Celtic Cultural Center of Texas hosts authentic Irish St. Patrick’s day festival


Guillermo Hernandez

Michelle Pulsifer of On The Spot Body Art paints Samuel Blumenstein’s face during the 10th annual St. Patrick’s Day Austin Festival on Sunday night at the Shoal Crossing Event Center.

Alberto Long

Thousands gathered to celebrate St. Patrick’s Day in geniune Irish fashion — leprechauns and green beer not included. 

The Celtic Cultural Center of Texas hosted the 10th annual St. Patrick’s Day Austin Festival inside the new Shoal Crossing Event Center on Sunday night. The event featured performances of traditional Irish song, dance, food and drink. 

The event placed a special emphasis on authenticity and cultural education, especially as it relates to Irish cultural history. Donnelle McKaskle, director of the Celtic Cultural Center, said she takes pride in avoiding the stereotypes associated with Ireland and St. Patrick’s Day. 

“Unlike other places we try to focus a little more on families and education and the traditions. If you look around you won‘t see any representations of stereotypes,” McKaskle said. “No green beer, most Irish people drink Guinness.”

At the festival, cutouts of famed Irish poets replaced stereotypical Irish imagery. The Gaelic League of Austin held two workshops teaching the Gealic language and merchants sold genuine Celtic memorabilia. 

The evening also featured live entertainment, including James Keane, an exponent of traditional Irish accordion, and Goitse, a young group flown in from Limerick, Ireland. McKaskle said Keane has been recorded by the Smithsonian Institute and has played with some of the greatest musicians in the Irish tradition. She said Goitse — whose members are all in their mid-20s — is unique in that they are a young band that wants to play in the tradition of the masters.

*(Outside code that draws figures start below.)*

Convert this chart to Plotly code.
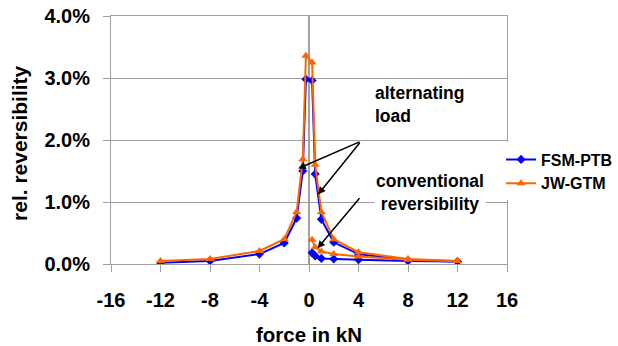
import plotly.graph_objects as go

# force (kN)
force_alt = [-12, -8, -4, -2, -1, -0.5, -0.25, 0.25, 0.5, 1, 2, 4, 8, 12]
force_conv = [0.25, 0.5, 1, 2, 4, 8, 12]

# relative reversibility (%)
fsm_alt = [0.02, 0.05, 0.16, 0.34, 0.74, 1.50, 2.98, 2.96, 1.45, 0.72, 0.35, 0.16, 0.06, 0.04]
jw_alt = [0.05, 0.08, 0.21, 0.40, 0.84, 1.69, 3.36, 3.25, 1.60, 0.84, 0.40, 0.19, 0.08, 0.05]
fsm_conv = [0.18, 0.13, 0.09, 0.08, 0.07, 0.05, 0.04]
jw_conv = [0.39, 0.27, 0.20, 0.16, 0.12, 0.07, 0.05]

x_ticks = [-16, -12, -8, -4, 0, 4, 8, 12, 16]
y_ticks = [0, 1, 2, 3, 4]

FONT = "Liberation Sans, Arial, sans-serif"
BLUE = "#0000FF"
ORANGE = "#FF6600"
GRID = "#A0A0A0"

def frac(v):
    return [a / 100 for a in v]

fig = go.Figure()
fig.add_trace(go.Scatter(x=force_alt, y=frac(fsm_alt), mode="lines+markers", name="FSM-PTB",
                         legendgroup="fsm", line=dict(color=BLUE, width=2),
                         marker=dict(symbol="diamond", size=7, color=BLUE)))
fig.add_trace(go.Scatter(x=force_conv, y=frac(fsm_conv), mode="lines+markers", name="FSM-PTB",
                         legendgroup="fsm", showlegend=False, line=dict(color=BLUE, width=2),
                         marker=dict(symbol="diamond", size=7, color=BLUE)))
fig.add_trace(go.Scatter(x=force_alt, y=frac(jw_alt), mode="lines+markers", name="JW-GTM",
                         legendgroup="jw", line=dict(color=ORANGE, width=2),
                         marker=dict(symbol="triangle-up", size=8, color=ORANGE)))
fig.add_trace(go.Scatter(x=force_conv, y=frac(jw_conv), mode="lines+markers", name="JW-GTM",
                         legendgroup="jw", showlegend=False, line=dict(color=ORANGE, width=2),
                         marker=dict(symbol="triangle-up", size=8, color=ORANGE)))

ann_font = dict(family=FONT, size=17.5, color="black", weight="bold")
arrow = dict(showarrow=True, arrowhead=2, arrowsize=1, arrowwidth=1.5, arrowcolor="black",
             axref="x", ayref="y", xref="x", yref="y", text="", standoff=0)
annotations = [
    dict(x=5.15, y=0.02565, xref="x", yref="y", xanchor="left", yanchor="middle", align="left",
         text="alternating<br>load", showarrow=False, font=ann_font),
    dict(x=9.78, y=0.01161, xref="x", yref="y", xanchor="center", yanchor="middle", align="center",
         text="conventional<br>reversibility", showarrow=False, font=ann_font,
         bgcolor="white"),
    dict(arrow, x=-0.87, y=0.0154, ax=4.2, ay=0.0198),
    dict(arrow, x=0.73, y=0.0112, ax=4.2, ay=0.0198),
    dict(arrow, x=0.69, y=0.00253, ax=4.18, ay=0.01085),
    # axis titles
    dict(x=-0.2298, y=0.488, xref="paper", yref="paper", xanchor="center", yanchor="middle",
         text="rel. reversibility", textangle=-90, showarrow=False,
         font=dict(family=FONT, size=21, color="black", weight="bold")),
    dict(x=0.5, y=-0.286, xref="paper", yref="paper", xanchor="center", yanchor="middle",
         text="force in kN", showarrow=False,
         font=dict(family=FONT, size=20.5, color="black", weight="bold")),
]

fig.update_layout(
    width=618, height=346,
    margin=dict(l=111, r=111, t=16, b=82, autoexpand=False),
    paper_bgcolor="white", plot_bgcolor="white",
    font=dict(family=FONT, color="black"),
    showlegend=True,
    legend=dict(x=0.985, y=0.49, xanchor="left", yanchor="top", bgcolor="white",
                font=dict(family=FONT, size=16, color="black", weight="bold"), tracegroupgap=0),
    annotations=annotations,
    xaxis=dict(range=[-16, 16], tickvals=x_ticks, ticktext=[str(t) for t in x_ticks],
               automargin=False, ticklabeloverflow="allow",
               showgrid=False, zeroline=True, zerolinecolor=GRID, zerolinewidth=1.5,
               showline=True, linecolor=GRID, linewidth=1, mirror=True,
               ticks="outside", ticklen=7, tickcolor=GRID, ticklabelstandoff=11,
               tickfont=dict(family=FONT, size=20, color="black", weight="bold")),
    yaxis=dict(range=[0, 0.04], tickvals=[t / 100 for t in y_ticks],
               ticktext=[f"{t:.1f}%" for t in y_ticks], automargin=False,
               ticklabeloverflow="allow",
               showgrid=True, gridcolor=GRID, gridwidth=1, zeroline=False,
               showline=True, linecolor=GRID, linewidth=1, mirror=True,
               ticks="outside", ticklen=7, tickcolor=GRID, ticklabelstandoff=9,
               tickfont=dict(family=FONT, size=20, color="black", weight="bold")),
)

fig.write_html("out.html", config={"displayModeBar": False},
               post_script="document.body.style.margin='0';"
                           "document.documentElement.style.overflow='hidden';"
                           "document.body.style.overflow='hidden';")
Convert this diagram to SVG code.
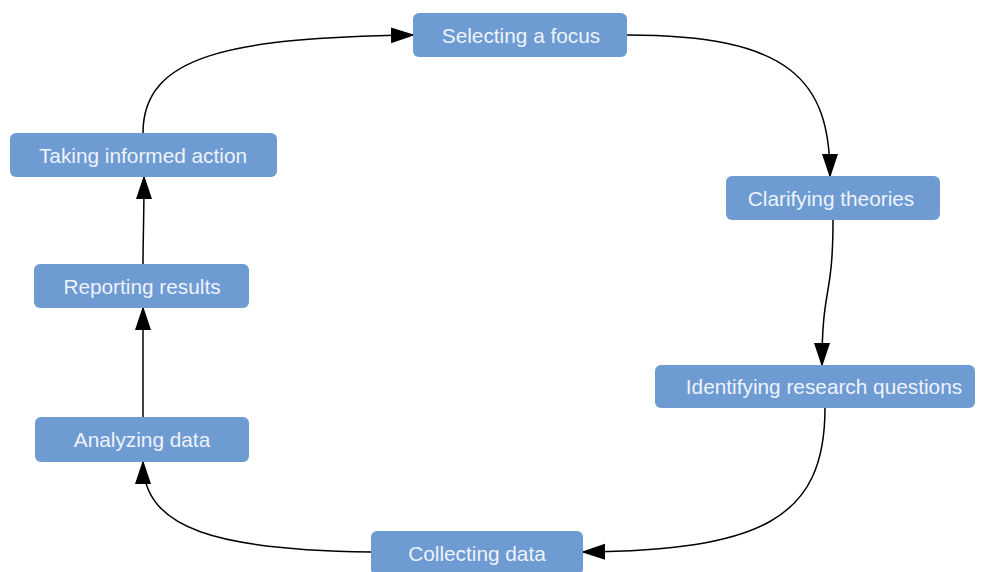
<svg xmlns="http://www.w3.org/2000/svg" width="984" height="572" viewBox="0 0 984 572">
<defs>
<style>
.node rect{fill:#6d9bd2;}
.node text{fill:#eef3fb;font-family:"Liberation Sans",Arial,sans-serif;font-size:20.8px;text-anchor:middle;dominant-baseline:central;}
.edges path{fill:none;stroke:#000;stroke-width:1.5;}
</style>
<marker id="ah" markerUnits="userSpaceOnUse" markerWidth="24" markerHeight="18" refX="22" refY="8" orient="auto" viewBox="0 0 24 16">
<path d="M0,0 L24,8 L0,16 Z" fill="#000"/>
</marker>
</defs>
<rect width="984" height="572" fill="#fff"/>
<g class="edges">
<path d="M143,133 C143,55 230,38 413,35" marker-end="url(#ah)"/>
<path d="M627,35 C790,35 830,80 830,176" marker-end="url(#ah)"/>
<path d="M833,220 C833,300 822,285 822,365" marker-end="url(#ah)"/>
<path d="M825,408 C825,520 760,550 583,552" marker-end="url(#ah)"/>
<path d="M371,552 C220,550 143,530 143,462" marker-end="url(#ah)"/>
<path d="M143,417 L143,308" marker-end="url(#ah)"/>
<path d="M143,264 C143,240 144,220 144,177" marker-end="url(#ah)"/>
</g>
<g id="n-select" class="node"><rect x="413" y="13" width="214" height="44" rx="6"/><text x="521" y="35">Selecting a focus</text></g>
<g id="n-clarify" class="node"><rect x="726" y="176" width="214" height="44" rx="6"/><text x="831" y="198">Clarifying theories</text></g>
<g id="n-identify" class="node"><rect x="655" y="365" width="320" height="43" rx="6"/><text x="824" y="386">Identifying research questions</text></g>
<g id="n-collect" class="node"><rect x="371" y="531" width="212" height="44" rx="6"/><text x="477" y="553">Collecting data</text></g>
<g id="n-analyze" class="node"><rect x="35" y="417" width="214" height="45" rx="6"/><text x="142" y="439">Analyzing data</text></g>
<g id="n-report" class="node"><rect x="34" y="264" width="215" height="44" rx="6"/><text x="142" y="286">Reporting results</text></g>
<g id="n-action" class="node"><rect x="10" y="133" width="267" height="44" rx="6"/><text x="143" y="155">Taking informed action</text></g>
</svg>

Stephen Roe and Marci Adkinson, attendants at the festival, were pleased to celebrate St. Patrick’s Day in a family-friendly environment. They said their children were especially pleased by the face-painting booth and storytelling hour. 

“The authenticity here is really neat and important,” Adkinson said. “It’s not commercialized. It’s got stuff for the kids too. It’s nice to come out and not be clumped into a small area with a bunch of drunk people.”

Leland Simpson, a merchant at the festival dealing in authentic Celtic knotwork, said the festival had a high turnout, noting most of the attendants were genuinely interested in their heritage. 

“The turnout’s been great,” Simpson said. “[The people here] like to get into the history of [the knotwork]. A lot of the jewelry I have has a card that gives you history and background. The people here just love that.”

The festival served as a fundraiser for an upcoming Celtic festival to be held in November, which will also be hosted by the Celtic Cultural Center.

Published on March 18, 2013 as "Festival embraces Celtic culture".